Desta forma, o sonho de aumentar todas as exportações para crescer
economicamente poderia realmente ser realizado – isto é, aplicando seriamente a
receita que Natanson pretende para o progressismo.
Neste ponto devemos
voltar a Svampa e Viale, pois apontam que “nem tudo é novo no discurso
negacionista de Milei”, porque há ideias que estiveram presentes em setores
conservadores, mas também progressistas.
Sem dúvida,
intelectuais como Natanson são muito diferentes dos animadores da
extrema-direita ao estilo Milei (o primeiro quer “ambientalismo inteligente”, o
segundo é um negacionista). Mas o que estas opiniões mostram na Argentina é que
no radicalismo da extrema-direita existem fatores que foram prefigurados no
progressismo e que foram blindados com os argumentos que eles forneceram.
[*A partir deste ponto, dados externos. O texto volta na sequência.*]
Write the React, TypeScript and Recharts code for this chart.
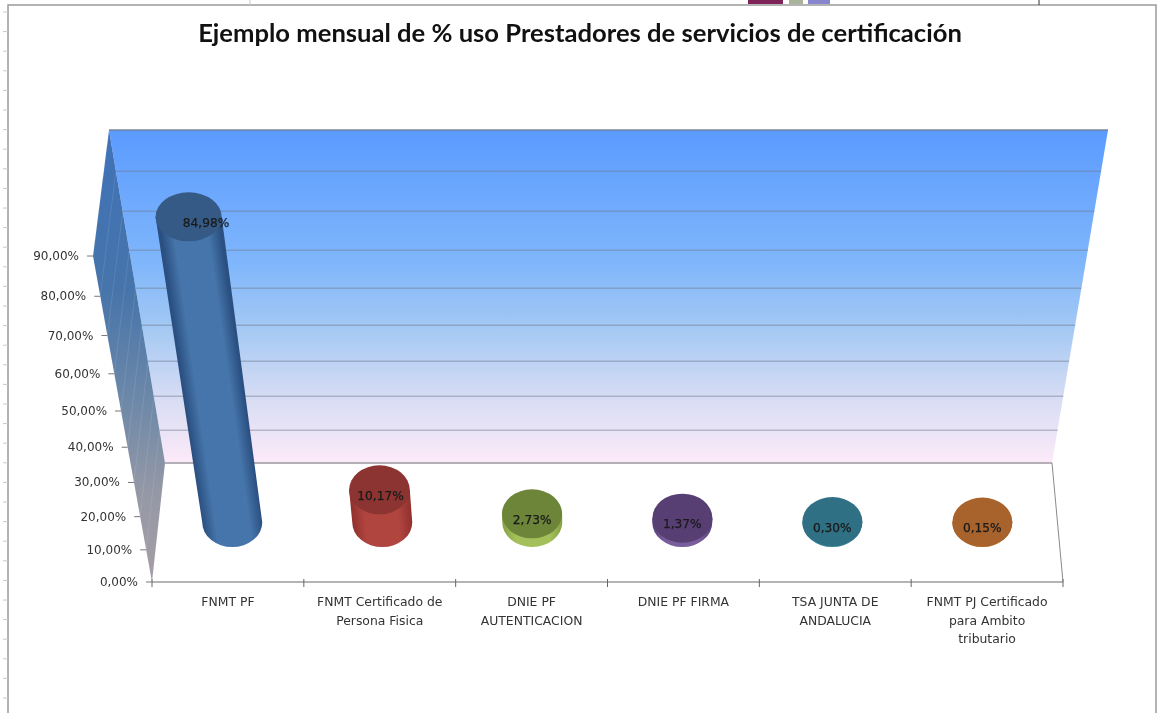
import React from 'react';
import { BarChart, Bar, XAxis, YAxis, LabelList, Customized } from 'recharts';

const categories = [
  'FNMT PF',
  'FNMT Certificado de\nPersona Fisica',
  'DNIE PF\nAUTENTICACION',
  'DNIE PF FIRMA',
  'TSA JUNTA DE\nANDALUCIA',
  'FNMT PJ Certificado\npara Ambito\ntributario',
];
const usage = [84.98, 10.17, 2.73, 1.37, 0.3, 0.15];
const yTicks = [0, 10, 20, 30, 40, 50, 60, 70, 80, 90];
const topColors = ['#365a86', '#8c3431', '#6c8539', '#573f74', '#2f7085', '#a8622b'];
const sideEdge = ['#2a4f80', '#8f302d', '#86a044', '#563f78', '#2a6678', '#96561f'];
const sideMid = ['#4675ab', '#b0443f', '#a3c05a', '#7a5e9c', '#3a8298', '#b8702f'];

const data = categories.map((name, i) => ({ name, value: usage[i] }));

const fmt = (v: number) => v.toFixed(2).replace('.', ',') + '%';

const WIDTH = 1157;
const HEIGHT = 713;
const PLOT_LEFT = 152;
const PLOT_RIGHT = 1063;
const PLOT_TOP = 256;
const PLOT_BOTTOM = 582;
const BAND = (PLOT_RIGHT - PLOT_LEFT) / categories.length;
const SANS = '"DejaVu Sans", sans-serif';

// the 3D view squeezes the low end of the value axis a little
const frac = (v: number) => (v / 90) * (0.874 + (0.126 * v) / 90);

const makeScale = (d: number[] = [0, 90], r: number[] = [1, 0]): any => {
  const s: any = (v: number) => r[0] + (r[1] - r[0]) * frac(((v - d[0]) / (d[1] - d[0])) * 90);
  s.domain = (x?: number[]) => (x ? makeScale(x, r) : d);
  s.range = (x?: number[]) => (x ? makeScale(d, x) : r);
  s.copy = () => makeScale(d, r);
  s.ticks = () => yTicks;
  return s;
};

const outer = (v: number) => ({ x: PLOT_LEFT - 59 * frac(v), y: PLOT_BOTTOM - 326 * frac(v) });
const inner = (v: number) => ({ x: 165 - 56 * frac(v), y: 463 - 333 * frac(v) });

const Backdrop = () => (
  <g>
    <defs>
      <linearGradient id="backWall" gradientUnits="userSpaceOnUse" x1="0" y1="130" x2="0" y2="463">
        <stop offset="0" stopColor="#5b9bff" />
        <stop offset="0.4" stopColor="#7fb6fb" />
        <stop offset="0.6" stopColor="#a5c9f3" />
        <stop offset="0.8" stopColor="#d6dcf4" />
        <stop offset="1" stopColor="#fdeaf8" />
      </linearGradient>
      <linearGradient id="sideWall" gradientUnits="userSpaceOnUse" x1="0" y1="130" x2="0" y2="582">
        <stop offset="0" stopColor="#3f72b8" />
        <stop offset="0.35" stopColor="#4674aa" />
        <stop offset="0.6" stopColor="#6d88a8" />
        <stop offset="0.8" stopColor="#9498a6" />
        <stop offset="1" stopColor="#a59ea6" />
      </linearGradient>
    </defs>

    {/* spreadsheet remains around the chart frame */}
    <rect x={8} y={5} width={1148} height={720} fill="#fff" stroke="#9a9a9a" strokeWidth={1.5} />
    {Array.from({ length: 36 }, (_, i) => (
      <line key={i} x1={3} x2={8} y1={12 + i * 19.6} y2={12 + i * 19.6} stroke="#c8c8c8" />
    ))}
    <rect x={748} y={0} width={35} height={4} fill="#7e2355" />
    <rect x={789} y={0} width={14} height={4} fill="#a9b29a" />
    <rect x={808} y={0} width={22} height={4} fill="#8886cc" />
    <line x1={250} x2={250} y1={0} y2={5} stroke="#c8c8c8" />
    <line x1={1039} x2={1039} y1={0} y2={5} stroke="#333" />

    <text x={580} y={42} textAnchor="middle" fontFamily="Lato, sans-serif" fontWeight={700} fontSize={25.6} fill="#111">
      Ejemplo mensual de % uso Prestadores de servicios de certificación
    </text>

    <polygon points="165,463 109,130 1108,130 1052,463" fill="url(#backWall)" />
    <polygon points="109,130 93,256 152,582 165,463" fill="url(#sideWall)" />
    {yTicks.slice(1).map((v) => (
      <g key={v}>
        <line
          x1={outer(v).x}
          y1={outer(v).y}
          x2={inner(v).x}
          y2={inner(v).y}
          stroke="#fff"
          strokeOpacity={0.1}
        />
        <line
          x1={inner(v).x}
          y1={inner(v).y}
          x2={1052 + 56 * frac(v)}
          y2={inner(v).y}
          stroke="#6f7c90"
          strokeOpacity={v === 90 ? 0.9 : 0.45}
          strokeWidth={1.5}
        />
      </g>
    ))}
    <line x1={165} y1={463} x2={1052} y2={463} stroke="#9b97a0" strokeWidth={1.5} />
    <line x1={1052} y1={463} x2={1063} y2={582} stroke="#8a8a8a" />
    <line x1={PLOT_LEFT} y1={582} x2={PLOT_RIGHT} y2={582} stroke="#b4b4b4" strokeWidth={2} />
  </g>
);

const YTick = ({ y, payload }: any) => {
  const px = PLOT_LEFT - ((PLOT_BOTTOM - y) * 59) / 326;
  return (
    <g>
      <line x1={px - 6} x2={px} y1={y} y2={y} stroke="#777" />
      <text x={px - 14} y={y + 4} textAnchor="end" fontFamily={SANS} fontSize={12} fill="#333">
        {fmt(payload.value)}
      </text>
    </g>
  );
};

const XTick = ({ x, payload, index }: any) => {
  const lines = String(payload.value).split('\n');
  return (
    <g>
      <line x1={x - BAND / 2} x2={x - BAND / 2} y1={PLOT_BOTTOM - 3} y2={PLOT_BOTTOM + 5} stroke="#666" />
      {index === categories.length - 1 && (
        <line x1={x + BAND / 2} x2={x + BAND / 2} y1={PLOT_BOTTOM - 3} y2={PLOT_BOTTOM + 5} stroke="#666" />
      )}
      {lines.map((l, i) => (
        <text key={i} x={x} y={PLOT_BOTTOM + 24 + i * 18.5} textAnchor="middle" fontFamily={SANS} fontSize={12.4} fill="#333">
          {l}
        </text>
      ))}
    </g>
  );
};

// where a cylinder stands: pulled back onto the floor and leaning with the view
const cylinder = (x: number, width: number, height: number) => {
  const mid = 608;
  const bx = mid + (x + width / 2 - mid) * 0.988;
  const by = 522.5;
  const tx = bx + (bx - mid) * 3.8e-4 * height;
  const ty = by - height;
  return { bx, by, tx, ty };
};

const Cylinder = ({ x, width, height, index }: any) => {
  const { bx, by, tx, ty } = cylinder(x, width, height);
  const rb = 30;
  const rt = 30 + height * 0.01;
  const ry = 24.5;
  const len = Math.hypot(tx - bx, by - ty) || 1;
  const nx = (by - ty) / len || 1;
  const ny = (tx - bx) / len;
  const mx = (bx + tx) / 2;
  const my = (by + ty) / 2;
  const id = `side-${index}`;
  return (
    <g>
      <defs>
        <linearGradient
          id={id}
          gradientUnits="userSpaceOnUse"
          x1={mx - nx * rb}
          y1={my - ny * rb}
          x2={mx + nx * rb}
          y2={my + ny * rb}
        >
          <stop offset="0" stopColor={sideEdge[index]} />
          <stop offset="0.22" stopColor={sideMid[index]} />
          <stop offset="0.78" stopColor={sideMid[index]} />
          <stop offset="1" stopColor={sideEdge[index]} />
        </linearGradient>
      </defs>
      <path
        d={`M${bx - rb},${by} L${tx - rt},${ty} L${tx + rt},${ty} L${bx + rb},${by} A${rb},${ry} 0 0 1 ${bx - rb},${by} Z`}
        fill={`url(#${id})`}
      />
      <ellipse cx={tx} cy={ty} rx={rt} ry={ry} fill={topColors[index]} />
    </g>
  );
};

const BarLabel = ({ x, width, height, index }: any) => {
  const { bx, tx, ty } = cylinder(x, width, height);
  return (
    <text
      x={bx + (tx - bx) * 0.6}
      y={ty + 10}
      textAnchor="middle"
      fontFamily={SANS}
      fontSize={12.2}
      fill="#1a1a1a"
      stroke="#1a1a1a"
      strokeWidth={0.25}
    >
      {fmt(usage[index])}
    </text>
  );
};

export default function App() {
  return (
    <div
      style={{
        position: 'absolute',
        left: 0,
        top: 0,
        width: WIDTH,
        height: HEIGHT,
        overflow: 'hidden',
        background: '#fff',
        filter: 'blur(0.5px)',
      }}
    >
      <BarChart
        width={WIDTH}
        height={HEIGHT}
        data={data}
        margin={{ top: PLOT_TOP, right: WIDTH - PLOT_RIGHT, bottom: 0, left: 0 }}
      >
        <Customized component={<Backdrop />} />
        <XAxis
          dataKey="name"
          interval={0}
          height={HEIGHT - PLOT_BOTTOM}
          axisLine={false}
          tickLine={false}
          tick={<XTick />}
        />
        <YAxis
          width={PLOT_LEFT}
          domain={[0, 90]}
          ticks={yTicks}
          scale={makeScale()}
          axisLine={false}
          tickLine={false}
          tick={<YTick />}
        />
        <Bar dataKey="value" isAnimationActive={false} shape={<Cylinder />}>
          <LabelList dataKey="value" content={<BarLabel />} />
        </Bar>
      </BarChart>
    </div>
  );
}
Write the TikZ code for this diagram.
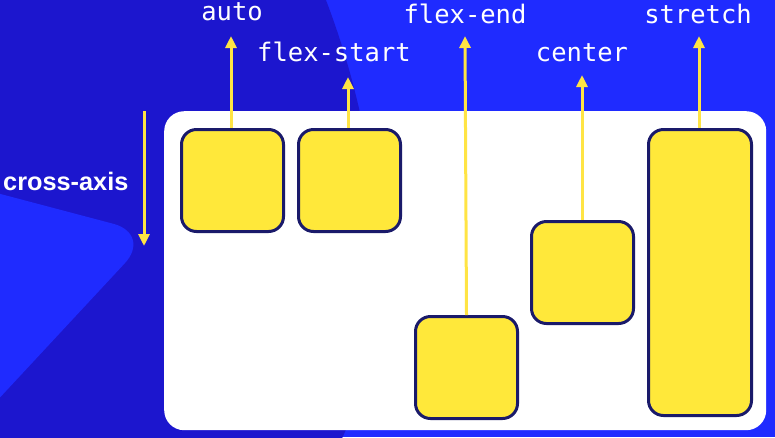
\documentclass[tikz,border=0pt]{standalone}
\usepackage{fontspec}
\newfontfamily\codefont{DejaVu Sans Mono}
\newfontfamily\labfont{Liberation Sans}
\usetikzlibrary{arrows.meta}
\definecolor{brightblue}{HTML}{1F2BFF}
\definecolor{darkblue}{HTML}{1C16CE}
\definecolor{boxyellow}{HTML}{FFE83A}
\definecolor{boxnavy}{HTML}{1A1A6A}
\definecolor{arrowyellow}{HTML}{FFE444}
\tikzset{
  itembox/.style={draw=boxnavy, line width=3pt, fill=boxyellow, rounded corners=15pt},
  upline/.style={draw=arrowyellow, line width=3pt, -{Triangle[length=12pt,width=11pt]}},
  codelabel/.style={text=white, font=\codefont\fontsize{25.5}{30}\selectfont, anchor=base, inner sep=0pt},
}
\begin{document}
\begin{tikzpicture}[x=1pt,y=-1pt]
\useasboundingbox (0,0) rectangle (775,437);
\fill[brightblue] (0,0) rectangle (775,437);
\begin{scope}
\clip (0,0) rectangle (775,437);
\fill[darkblue] (-10,-10) -- (322,-10) .. controls (370,110) and (410,300) .. (338,447) -- (-10,447) -- cycle;
\fill[brightblue, rounded corners=40pt] (-60,178) -- (152,234) -- (-60,462) -- cycle;
\end{scope}
% container
\node[fill=white, rounded corners=20pt, minimum width=602pt, minimum height=319pt, inner sep=0pt, anchor=north west] (cont) at (164,111) {};
% items
\node[itembox, minimum width=102pt, minimum height=102pt, anchor=north west, inner sep=0pt] (auto) at (180,128) {};
\node[itembox, minimum width=102pt, minimum height=102pt, anchor=north west, inner sep=0pt] (fstart) at (297,128) {};
\node[itembox, minimum width=102pt, minimum height=102pt, anchor=north west, inner sep=0pt] (fend) at (414,315) {};
\node[itembox, minimum width=102pt, minimum height=102pt, anchor=north west, inner sep=0pt] (cent) at (530,220) {};
\node[itembox, minimum width=103pt, minimum height=286pt, anchor=north west, inner sep=0pt] (stret) at (647,128) {};
% labels
\node[codelabel] (lauto) at (232,20) {auto};
\node[codelabel] (lfstart) at (334,61) {flex-start};
\node[codelabel] (lfend) at (465,23) {flex-end};
\node[codelabel] (lcent) at (582,61) {center};
\node[codelabel] (lstret) at (698,23) {stretch};
\node[text=white, font=\labfont\bfseries\fontsize{25.3}{28}\selectfont, anchor=base west, inner sep=0pt] (cross) at (3,190) {cross-axis};
% arrow tips
\coordinate (tauto) at (231,36);
\coordinate (tfstart) at (348,77);
\coordinate (tfend) at (465,36);
\coordinate (tcent) at (582,75);
\coordinate (tstret) at (699,36);
\coordinate (cstart) at (144,111);
\coordinate (cend) at (144,246);
\draw[upline] (auto.north -| tauto) -- (tauto);
\draw[upline] (fstart.north -| tfstart) -- (tfstart);
\draw[upline] (fend.north) -- (tfend);
\draw[upline] (cent.north -| tcent) -- (tcent);
\draw[upline] (stret.north -| tstret) -- (tstret);
\draw[upline] (cstart) -- (cend);
\end{tikzpicture}
\end{document}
Milei
pode hoje desmontar muitos direitos ou zombar do ambientalismo, das feministas,
dos direitos, porque havia vozes e práticas progressistas que já faziam isso há
muito tempo.
O que é dramático em
tudo isto, e sobre o qual devemos insistir, é que há reflexões dentro destes
progressismos que não percebem estes problemas. O fato de se referir a uma
derrota cultural ou política, ou lamentar não ter fortalecido uma economia
capitalista de exportação de matérias-primas, deixando de lado as questões dos
direitos, da democracia, da globalização e da dependência, mostra que muitos
ainda estão presos a análises superficiais. Estas formas de pensar, como a de
Natanson, impedem que o progressismo seja reformulado à esquerda.
Enquanto isso, Milei e
a direita dogmática oferecem uma retórica vestida de alternativa, mas ao mesmo
tempo esvaziam de conteúdo as opções de mudança. A saída para esta situação é
reconhecer esse quadro, assumir as contradições do progressismo, incluindo
aquelas contidas nas suas visões convencionais sobre política e
desenvolvimento. Trata-se de reconhecer que não há alternativas numa economia
capitalista primarizada e subordinada, que continua a depender da venda de
carne ou lã, soja ou celulose. Portanto, uma renovação da esquerda deve
necessariamente questionar as ideias do desenvolvimento. Esta é uma tarefa
básica, tanto para resolver problemas prementes em múltiplos territórios como
para impedir a ascensão da extrema-direita.